### MATERIALS PROVIDED

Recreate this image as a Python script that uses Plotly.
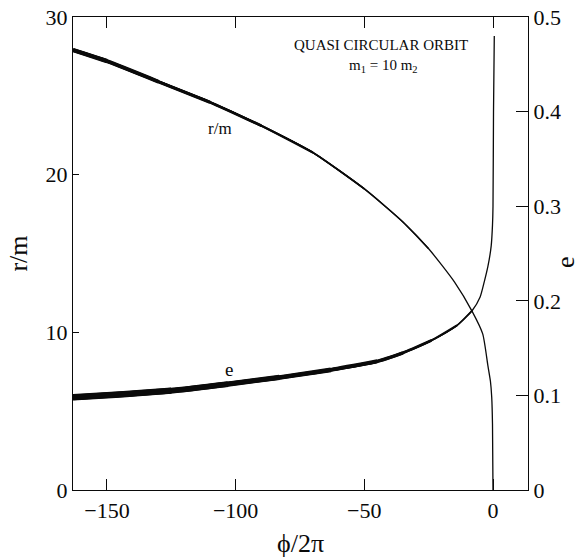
import plotly.graph_objects as go

# orbital phase (in units of 2*pi) and separation r/m
phi_r = [-163.2, -150, -130, -110, -90, -70, -50, -35, -25, -15, -8, -4, -2, -1, -0.5, -0.2, 0.0]
r_m = [27.9, 27.2, 25.9, 24.6, 23.1, 21.4, 19.1, 17.0, 15.3, 13.2, 11.3, 9.9, 7.9, 6.9, 5.9, 4.2, 0.0]

# orbital phase and eccentricity e
phi_e = [-163.2, -145, -125, -103, -83, -63, -45, -35, -24, -14, -8, -5, -3.4, -2, -0.7, -0.2, 0.0, 0.2, 0.5]
ecc = [0.098, 0.101, 0.105, 0.112, 0.119, 0.127, 0.136, 0.145, 0.158, 0.174, 0.190, 0.204, 0.220, 0.236, 0.258, 0.28, 0.30, 0.40, 0.48]

x_ticks = [-150, -100, -50, 0]
r_ticks = [0, 10, 20, 30]
e_ticks = [0, 0.1, 0.2, 0.3, 0.4, 0.5]

# the early, wiggly part of each curve is drawn as a heavier band
r_bands = [(1.3, 1.0), (1.5, -25), (1.8, -50), (2.2, -70), (2.7, -90), (3.2, -110), (3.8, -130), (4.3, -150)]
e_bands = [(1.3, 1.0), (1.7, -8), (2.2, -14), (2.8, -24), (3.4, -35), (4.0, -45), (4.6, -63), (5.2, -83), (5.8, -103), (6.4, -125)]

INK = "#0a0a0a"
SERIF = "Liberation Serif, Times New Roman, serif"

W, H = 586, 560
ML, MR, MT, MB = 73, 58, 17, 70
plot_w = W - ML - MR
plot_h = H - MT - MB


def px_to_paper(px, py):
    return (px - ML) / plot_w, 1 - (py - MT) / plot_h


fig = go.Figure()

for width, upto in r_bands:
    xs = [p for p in phi_r if p <= upto]
    ys = [v for p, v in zip(phi_r, r_m) if p <= upto]
    fig.add_trace(go.Scatter(x=xs, y=ys, mode="lines", yaxis="y",
                             line=dict(color=INK, width=width, shape="spline", smoothing=0.6),
                             showlegend=False, hoverinfo="skip"))

for width, upto in e_bands:
    xs = [p for p in phi_e if p <= upto]
    ys = [v for p, v in zip(phi_e, ecc) if p <= upto]
    fig.add_trace(go.Scatter(x=xs, y=ys, mode="lines", yaxis="y2",
                             line=dict(color=INK, width=width, shape="spline", smoothing=0.6),
                             showlegend=False, hoverinfo="skip"))

axis_common = dict(showgrid=False, zeroline=False, showline=True, linecolor=INK,
                   linewidth=1.4, ticks="inside", tickcolor=INK, tickwidth=1.2,
                   automargin=False,
                   tickfont=dict(family=SERIF, size=22, color=INK))

title_font = dict(family=SERIF, size=26, color=INK)

hx1, hy1 = px_to_paper(381, 45)
hx2, hy2 = px_to_paper(383, 66)
ex, ey = px_to_paper(565, 262)

fig.update_layout(
    width=W, height=H,
    margin=dict(l=ML, r=MR, t=MT, b=MB),
    paper_bgcolor="white", plot_bgcolor="white",
    xaxis=dict(range=[-163.2, 13.6], tickvals=x_ticks, ticklen=11, mirror="ticks",
               title=dict(text="ϕ/2π", font=title_font, standoff=12),
               **axis_common),
    yaxis=dict(range=[0, 30], tickvals=r_ticks, ticklen=6,
               title=dict(text="r/m", font=title_font, standoff=10),
               **axis_common),
    yaxis2=dict(range=[0, 0.5], tickvals=e_ticks, ticklen=12, overlaying="y", side="right",
                **axis_common),
    annotations=[
        dict(text="e", x=ex, y=ey, xref="paper", yref="paper", textangle=-90,
             xanchor="center", yanchor="middle", showarrow=False, font=title_font),
        dict(text="QUASI CIRCULAR ORBIT", x=hx1, y=hy1, xref="paper", yref="paper",
             xanchor="center", yanchor="middle",
             showarrow=False, font=dict(family=SERIF, size=15, color=INK)),
        dict(text="m<sub>1</sub> = 10 m<sub>2</sub>", x=hx2, y=hy2, xref="paper", yref="paper",
             xanchor="center", yanchor="middle",
             showarrow=False, font=dict(family=SERIF, size=15, color=INK)),
        dict(text="r/m", x=-106, y=22.9, xref="x", yref="y",
             xanchor="center", yanchor="middle",
             showarrow=False, font=dict(family=SERIF, size=17, color=INK)),
        dict(text="e", x=-102.6, y=0.127, xref="x", yref="y2",
             xanchor="center", yanchor="middle",
             showarrow=False, font=dict(family=SERIF, size=19, color=INK)),
    ],
)

fig.write_html("out.html")
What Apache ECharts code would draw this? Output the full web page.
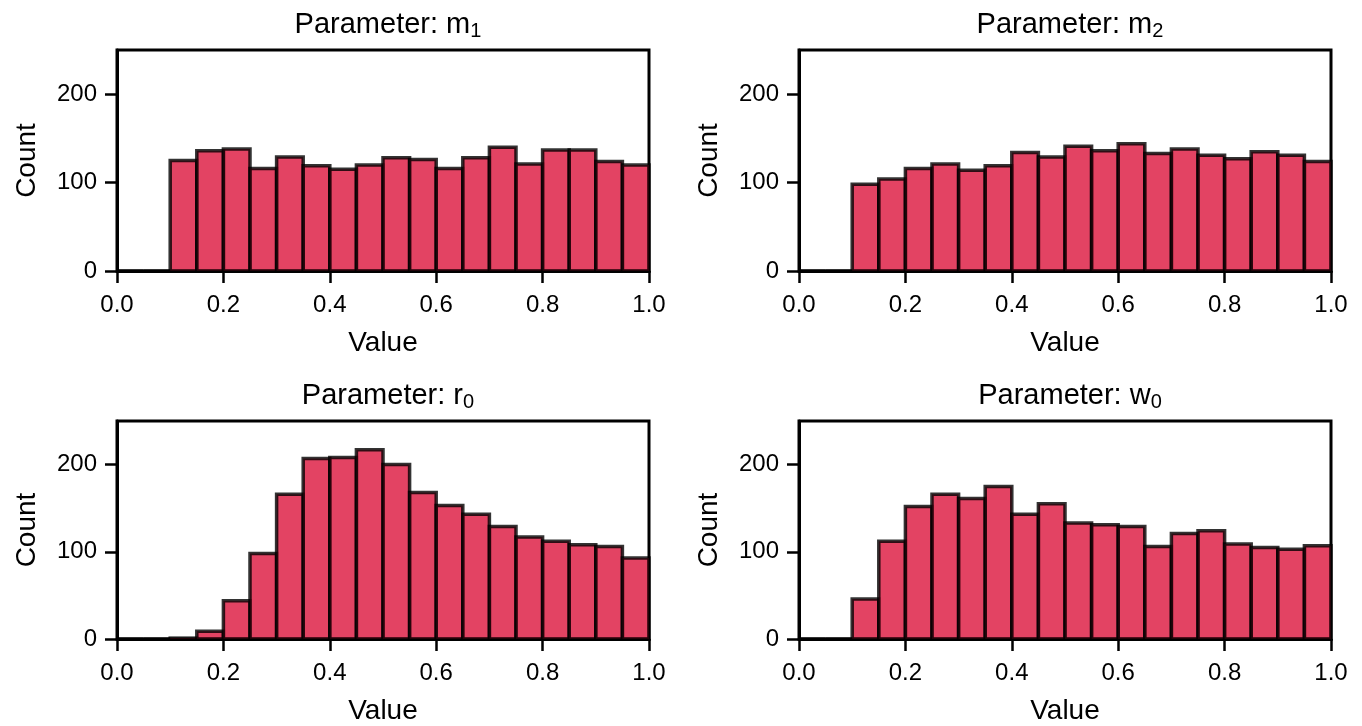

######

Copy only the part of the records that runs from the first line to the line with "fig = go.Figure()", ends included, leaving pictures out.

Recreate this image as a Python script that uses Plotly.
import plotly.graph_objects as go

# orbital phase (in units of 2*pi) and separation r/m
phi_r = [-163.2, -150, -130, -110, -90, -70, -50, -35, -25, -15, -8, -4, -2, -1, -0.5, -0.2, 0.0]
r_m = [27.9, 27.2, 25.9, 24.6, 23.1, 21.4, 19.1, 17.0, 15.3, 13.2, 11.3, 9.9, 7.9, 6.9, 5.9, 4.2, 0.0]

# orbital phase and eccentricity e
phi_e = [-163.2, -145, -125, -103, -83, -63, -45, -35, -24, -14, -8, -5, -3.4, -2, -0.7, -0.2, 0.0, 0.2, 0.5]
ecc = [0.098, 0.101, 0.105, 0.112, 0.119, 0.127, 0.136, 0.145, 0.158, 0.174, 0.190, 0.204, 0.220, 0.236, 0.258, 0.28, 0.30, 0.40, 0.48]

x_ticks = [-150, -100, -50, 0]
r_ticks = [0, 10, 20, 30]
e_ticks = [0, 0.1, 0.2, 0.3, 0.4, 0.5]

# the early, wiggly part of each curve is drawn as a heavier band
r_bands = [(1.3, 1.0), (1.5, -25), (1.8, -50), (2.2, -70), (2.7, -90), (3.2, -110), (3.8, -130), (4.3, -150)]
e_bands = [(1.3, 1.0), (1.7, -8), (2.2, -14), (2.8, -24), (3.4, -35), (4.0, -45), (4.6, -63), (5.2, -83), (5.8, -103), (6.4, -125)]

INK = "#0a0a0a"
SERIF = "Liberation Serif, Times New Roman, serif"

W, H = 586, 560
ML, MR, MT, MB = 73, 58, 17, 70
plot_w = W - ML - MR
plot_h = H - MT - MB


def px_to_paper(px, py):
    return (px - ML) / plot_w, 1 - (py - MT) / plot_h


fig = go.Figure()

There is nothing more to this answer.